According to the results of July, deliveries of Russian gold to China soared 8.6 times - from $12.7 million to $108.8 million. In annual terms, the volume of deliveries increased 50 times - in July last year, Russia supplied gold to China for only $2, 2 million. This is evidenced by the data of the General Administration of Customs of the People's Republic of China, which drew attention to RBC.
The publication notes that China bought raw or semi-finished gold from Russia, which may indicate a desire to further melt it down for further resale. At the moment, Russia has classified statistics, so it is possible to estimate the volume of its exports only by countries that receive Russian products. Chinese statistics helped for the first time record the flow of Russian gold from Western markets (now inaccessible to Russia due to sanctions) to Asian ones. If a year ago China bought about 30-40 kg per month, then in June these figures reached about 1.2-1.5 tons, and in July these figures doubled.

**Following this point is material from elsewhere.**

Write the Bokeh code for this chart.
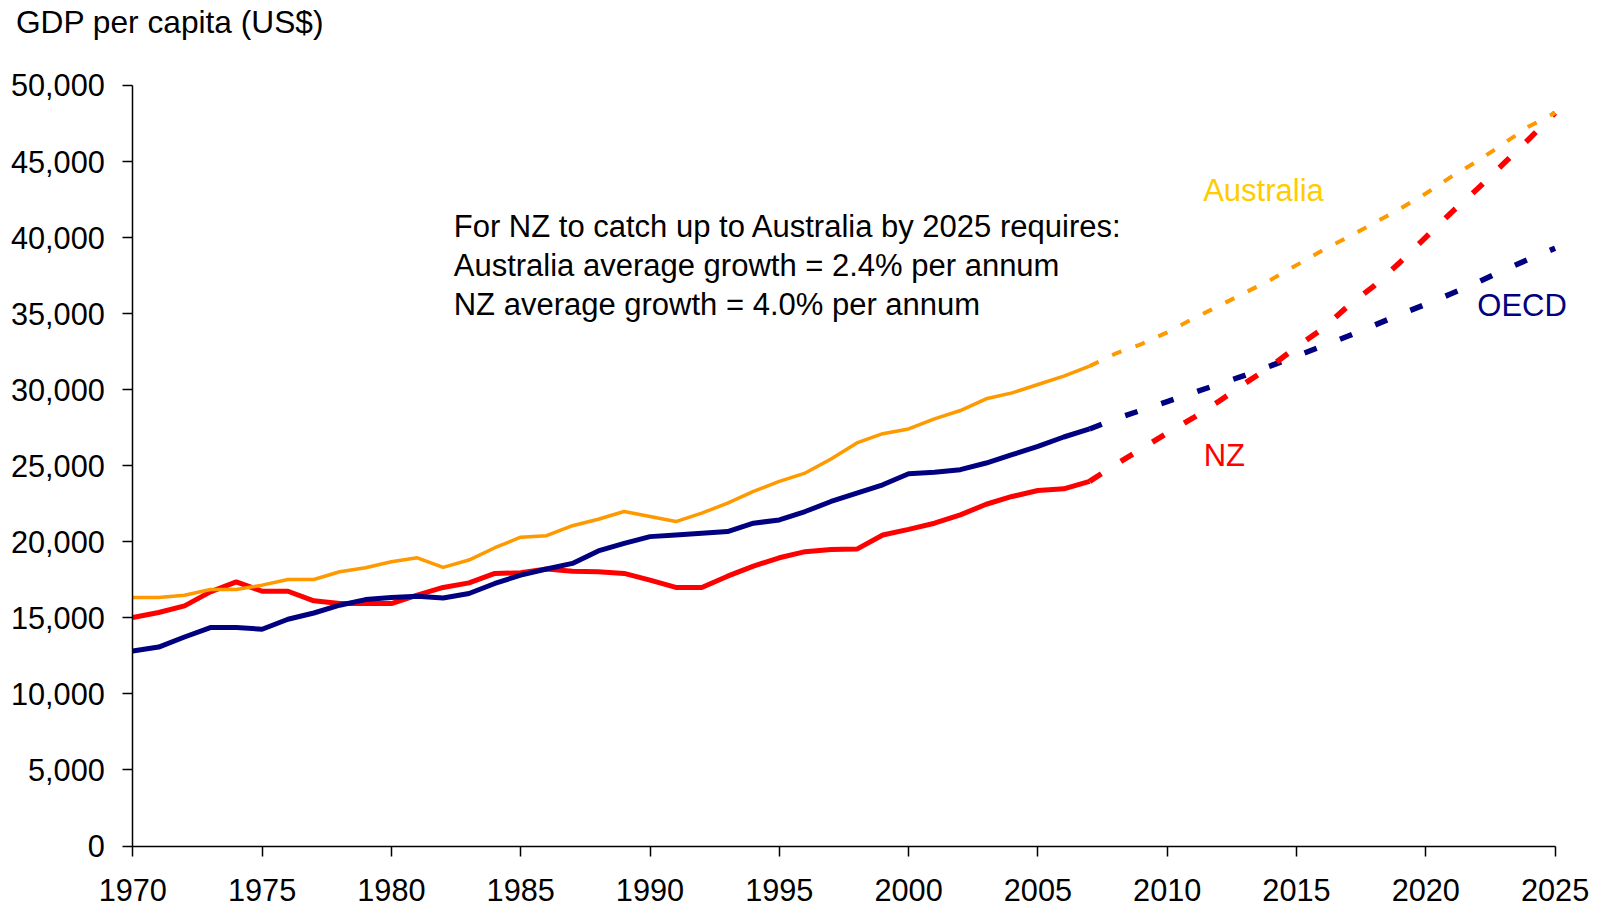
from bokeh.plotting import figure
from bokeh.models import Range1d, FixedTicker, NumeralTickFormatter, Label
from bokeh.embed import file_html
from bokeh.resources import INLINE

# ---- data ----
years_hist = list(range(1970, 2008))
australia = [16340, 16340, 16490, 16860, 16860, 17150, 17520, 17520, 18030, 18290,
             18690, 18950, 18320, 18800, 19610, 20300, 20400, 21060, 21480, 21990,
             21660, 21330, 21880, 22540, 23310, 23970, 24520, 25440, 26500, 27110,
             27420, 28080, 28630, 29400, 29790, 30340, 30890, 31550]
nz = [15020, 15350, 15790, 16710, 17370, 16750, 16750, 16120, 15940, 15940,
      15940, 16490, 17000, 17300, 17920, 17960, 18210, 18070, 18030, 17920,
      17480, 17000, 17000, 17740, 18400, 18950, 19350, 19500, 19520, 20450,
      20820, 21220, 21770, 22470, 22980, 23370, 23480, 23970]
oecd = [12820, 13080, 13740, 14360, 14360, 14250, 14910, 15320, 15830, 16200,
        16340, 16420, 16310, 16600, 17260, 17810, 18210, 18580, 19400, 19900,
        20340, 20450, 20560, 20670, 21220, 21440, 21990, 22650, 23200, 23750,
        24470, 24580, 24740, 25180, 25730, 26270, 26890, 27420]

years_proj = list(range(2007, 2026))
australia_proj = [31550, 32370, 33000, 33770, 34670, 35510, 36370, 37220, 38190, 39160,
                  40040, 40960, 41890, 42900, 44020, 45030, 46170, 47320, 48200]
nz_proj = [23970, 25070, 26100, 27150, 28140, 29240, 30410, 31530, 32800, 34000,
           35510, 36830, 38370, 40020, 41670, 43210, 44850, 46500, 48200]
oecd_proj = [27420, 28080, 28650, 29220, 29790, 30370, 30940, 31570, 32210, 32870,
             33530, 34230, 34940, 35620, 36320, 37050, 37860, 38590, 39300]

x_ticks = list(range(1970, 2026, 5))
y_ticks = list(range(0, 50001, 5000))

FONT = "Liberation Sans"
ORANGE = "#FF9900"
RED = "#FF0000"
NAVY = "#000080"

# the frame covers the whole canvas; axes sit at fixed data locations
p = figure(width=1598, height=907,
           x_range=Range1d(1964.884, 2026.678), y_range=Range1d(-4043, 55588),
           output_backend="svg", toolbar_location=None,
           min_border_left=0, min_border_right=0,
           min_border_top=0, min_border_bottom=0)

p.outline_line_color = None
p.xgrid.grid_line_color = None
p.ygrid.grid_line_color = None
p.background_fill_color = "white"
p.border_fill_color = "white"

for ax in (p.xaxis[0], p.yaxis[0]):
    ax.axis_line_color = "black"
    ax.axis_line_width = 1.5
    ax.major_tick_line_color = "black"
    ax.major_tick_line_width = 1.5
    ax.major_tick_out = 10
    ax.major_tick_in = 0
    ax.minor_tick_line_color = None
    ax.major_label_text_font = FONT
    ax.major_label_text_font_size = "30.7px"
    ax.major_label_text_color = "black"

p.xaxis.ticker = FixedTicker(ticks=x_ticks)
p.yaxis.ticker = FixedTicker(ticks=y_ticks)
p.xaxis.bounds = (1970, 2025)
p.yaxis.bounds = (0, 50000)
p.xaxis.fixed_location = 0
p.yaxis.fixed_location = 1970
p.xaxis.formatter = NumeralTickFormatter(format="0")
p.yaxis.formatter = NumeralTickFormatter(format="0,0")
p.yaxis.major_label_standoff = 18
p.xaxis.major_label_standoff = 23

# historical lines
p.line(years_hist, nz, line_color=RED, line_width=5)
p.line(years_hist, oecd, line_color=NAVY, line_width=5)
p.line(years_hist, australia, line_color=ORANGE, line_width=3.5)

# projections
p.line(years_proj, oecd_proj, line_color=NAVY, line_width=5.5, line_dash="13 25")
p.line(years_proj, nz_proj, line_color=RED, line_width=5.5, line_dash="14 23")
p.line(years_proj, australia_proj, line_color=ORANGE, line_width=4, line_dash="10 15")

# texts
p.add_layout(Label(x=1965.48, y=54160, text="GDP per capita (US$)", text_font=FONT,
                   text_font_size="31.7px", text_color="black",
                   text_baseline="alphabetic"))

notes = ["For NZ to catch up to Australia by 2025 requires:",
         "Australia average growth = 2.4% per annum",
         "NZ average growth = 4.0% per annum"]
note_y = [40720, 38160, 35590]
for t, yy in zip(notes, note_y):
    p.add_layout(Label(x=1982.41, y=yy, text=t, text_font=FONT,
                       text_font_size="31px", text_color="black",
                       text_baseline="alphabetic"))

p.add_layout(Label(x=2011.39, y=43090, text="Australia", text_font=FONT,
                   text_font_size="31px", text_color="#FFCC00",
                   text_baseline="alphabetic"))
p.add_layout(Label(x=2011.41, y=25660, text="NZ", text_font=FONT,
                   text_font_size="31px", text_color=RED,
                   text_baseline="alphabetic"))
p.add_layout(Label(x=2021.99, y=35530, text="OECD", text_font=FONT,
                   text_font_size="31px", text_color=NAVY,
                   text_baseline="alphabetic"))

open("out.html", "w").write(file_html(p, INLINE))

Another possible destination for Russian gold is the United Arab Emirates (UAE). The country does not publish customs statistics, but the export of Russian gold to the Arab state is indirectly evidenced by a sharp increase in gold imports from the UAE to Switzerland. The publication attributes this to the fact that the UAE is traditionally considered a market in which they try to hide the origin of dubious gold. In March-April, gold worth $1.3 and $2.3 billion was sent from the UAE to Switzerland, respectively, and by the end of July - only $66 million.
Alexey Vyazovsky, vice-president of the Golden Coin House, believes that Russia is gaining new sales markets only thanks to significant discounts on its products. In his opinion, the size of the discount can reach 30% of the market value of gold, which, however, still makes these deliveries extremely profitable for Russia. The cost of producing an ounce of gold in Russia is in the region of $700-750, while the cost of an ounce on foreign markets is now estimated at $1,760. At the same time, the expert is confident that countries buying Russian gold can easily melt and resell it to third countries.

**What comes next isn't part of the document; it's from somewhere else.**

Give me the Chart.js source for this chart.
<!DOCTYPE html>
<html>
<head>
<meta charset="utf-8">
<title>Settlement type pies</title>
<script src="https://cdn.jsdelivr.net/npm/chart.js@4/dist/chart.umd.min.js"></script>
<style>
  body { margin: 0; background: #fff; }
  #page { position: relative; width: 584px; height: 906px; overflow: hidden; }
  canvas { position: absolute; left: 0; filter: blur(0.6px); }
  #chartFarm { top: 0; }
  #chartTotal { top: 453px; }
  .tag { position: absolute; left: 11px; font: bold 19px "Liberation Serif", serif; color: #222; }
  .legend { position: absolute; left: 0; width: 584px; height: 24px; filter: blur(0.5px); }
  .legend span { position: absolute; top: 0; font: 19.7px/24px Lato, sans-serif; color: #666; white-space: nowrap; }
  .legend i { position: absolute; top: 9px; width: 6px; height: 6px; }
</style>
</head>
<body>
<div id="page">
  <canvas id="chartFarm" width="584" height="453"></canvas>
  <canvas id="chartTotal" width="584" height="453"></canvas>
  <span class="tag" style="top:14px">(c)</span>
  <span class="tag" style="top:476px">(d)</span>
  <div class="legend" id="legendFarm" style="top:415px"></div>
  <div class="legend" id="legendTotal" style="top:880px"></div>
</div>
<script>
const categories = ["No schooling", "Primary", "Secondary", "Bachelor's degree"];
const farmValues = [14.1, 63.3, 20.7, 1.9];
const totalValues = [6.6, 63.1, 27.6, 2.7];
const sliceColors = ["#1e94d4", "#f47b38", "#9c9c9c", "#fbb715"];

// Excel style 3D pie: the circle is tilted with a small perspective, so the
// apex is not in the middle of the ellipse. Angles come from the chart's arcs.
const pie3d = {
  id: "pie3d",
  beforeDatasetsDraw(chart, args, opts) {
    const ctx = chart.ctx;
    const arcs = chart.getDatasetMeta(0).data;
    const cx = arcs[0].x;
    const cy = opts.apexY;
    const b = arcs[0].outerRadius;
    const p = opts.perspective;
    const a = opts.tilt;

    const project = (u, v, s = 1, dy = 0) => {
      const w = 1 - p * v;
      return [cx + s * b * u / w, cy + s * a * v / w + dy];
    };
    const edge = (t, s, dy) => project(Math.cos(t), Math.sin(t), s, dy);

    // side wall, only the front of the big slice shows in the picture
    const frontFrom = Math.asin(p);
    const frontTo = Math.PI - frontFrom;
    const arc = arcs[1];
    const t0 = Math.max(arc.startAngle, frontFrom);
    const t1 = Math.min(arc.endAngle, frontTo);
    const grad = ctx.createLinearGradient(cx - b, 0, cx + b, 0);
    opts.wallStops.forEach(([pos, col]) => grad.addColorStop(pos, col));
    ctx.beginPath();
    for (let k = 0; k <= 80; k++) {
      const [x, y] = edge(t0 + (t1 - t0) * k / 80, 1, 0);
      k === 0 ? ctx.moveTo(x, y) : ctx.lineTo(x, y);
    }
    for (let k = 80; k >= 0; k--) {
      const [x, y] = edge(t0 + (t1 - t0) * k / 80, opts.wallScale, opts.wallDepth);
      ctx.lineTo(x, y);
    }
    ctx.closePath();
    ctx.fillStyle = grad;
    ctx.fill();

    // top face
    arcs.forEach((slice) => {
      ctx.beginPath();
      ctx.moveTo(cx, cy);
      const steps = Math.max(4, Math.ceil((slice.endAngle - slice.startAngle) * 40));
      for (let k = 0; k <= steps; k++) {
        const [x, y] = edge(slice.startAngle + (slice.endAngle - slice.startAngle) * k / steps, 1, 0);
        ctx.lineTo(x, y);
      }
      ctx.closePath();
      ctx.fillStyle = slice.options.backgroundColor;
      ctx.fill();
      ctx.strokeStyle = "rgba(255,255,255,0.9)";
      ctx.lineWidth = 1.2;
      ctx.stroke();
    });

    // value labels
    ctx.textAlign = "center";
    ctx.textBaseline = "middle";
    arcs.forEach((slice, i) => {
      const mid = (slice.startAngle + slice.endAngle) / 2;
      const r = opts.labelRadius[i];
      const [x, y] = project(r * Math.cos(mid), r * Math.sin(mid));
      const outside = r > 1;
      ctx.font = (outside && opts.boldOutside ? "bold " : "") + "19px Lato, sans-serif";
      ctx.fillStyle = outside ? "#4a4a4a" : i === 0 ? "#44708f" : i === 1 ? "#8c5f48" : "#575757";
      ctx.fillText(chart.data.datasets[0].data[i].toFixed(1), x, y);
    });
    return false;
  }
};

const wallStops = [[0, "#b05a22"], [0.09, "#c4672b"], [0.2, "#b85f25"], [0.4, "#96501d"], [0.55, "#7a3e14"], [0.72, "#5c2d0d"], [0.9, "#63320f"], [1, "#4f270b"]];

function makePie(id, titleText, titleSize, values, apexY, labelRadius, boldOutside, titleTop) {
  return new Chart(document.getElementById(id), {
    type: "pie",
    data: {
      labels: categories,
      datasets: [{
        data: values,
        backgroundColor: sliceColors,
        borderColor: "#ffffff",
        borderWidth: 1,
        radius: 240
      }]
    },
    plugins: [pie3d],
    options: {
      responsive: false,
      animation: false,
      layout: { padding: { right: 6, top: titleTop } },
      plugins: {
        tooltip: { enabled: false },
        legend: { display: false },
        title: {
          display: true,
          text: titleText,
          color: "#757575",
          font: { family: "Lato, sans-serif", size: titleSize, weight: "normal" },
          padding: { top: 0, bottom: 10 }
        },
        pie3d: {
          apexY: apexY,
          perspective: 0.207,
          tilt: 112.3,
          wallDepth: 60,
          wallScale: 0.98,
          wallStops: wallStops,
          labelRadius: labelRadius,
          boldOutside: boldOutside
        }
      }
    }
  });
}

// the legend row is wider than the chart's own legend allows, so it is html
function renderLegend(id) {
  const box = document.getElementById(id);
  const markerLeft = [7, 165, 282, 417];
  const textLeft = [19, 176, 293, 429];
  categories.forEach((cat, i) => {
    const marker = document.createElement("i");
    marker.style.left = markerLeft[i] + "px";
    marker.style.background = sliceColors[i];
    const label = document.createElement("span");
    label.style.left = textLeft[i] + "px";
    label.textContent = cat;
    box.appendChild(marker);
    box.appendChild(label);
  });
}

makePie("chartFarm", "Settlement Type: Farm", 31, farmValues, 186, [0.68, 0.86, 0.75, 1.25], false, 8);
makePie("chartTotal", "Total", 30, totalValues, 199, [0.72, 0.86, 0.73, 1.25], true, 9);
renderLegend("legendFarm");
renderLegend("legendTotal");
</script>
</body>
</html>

Western countries have included Russian gold in the latest packages of adopted sanctions, after which the world's largest trading platforms - Great Britain and Switzerland - refused to work with it. The London Stock Exchange has a generally accepted right to evaluate the quality of gold in terms of the purity of supply, and after the outbreak of war in Ukraine, Russian bars lost their “Good delivery” status - which meant for buyers that the supplier of the goods was reliable.
Sanctions and deprivation of status led to an excess of gold in the Russian market. They began to actively impose it on retail investors, talking about the reliability of investments in the precious metal. In fact, Russian gold mining companies simply cannot sell goods abroad and are trying to sell the precious metal at least within Russia. Experts note that the investment attractiveness of gold is extremely doubtful, fraught with risks, and profitability is not guaranteed even under favorable conditions.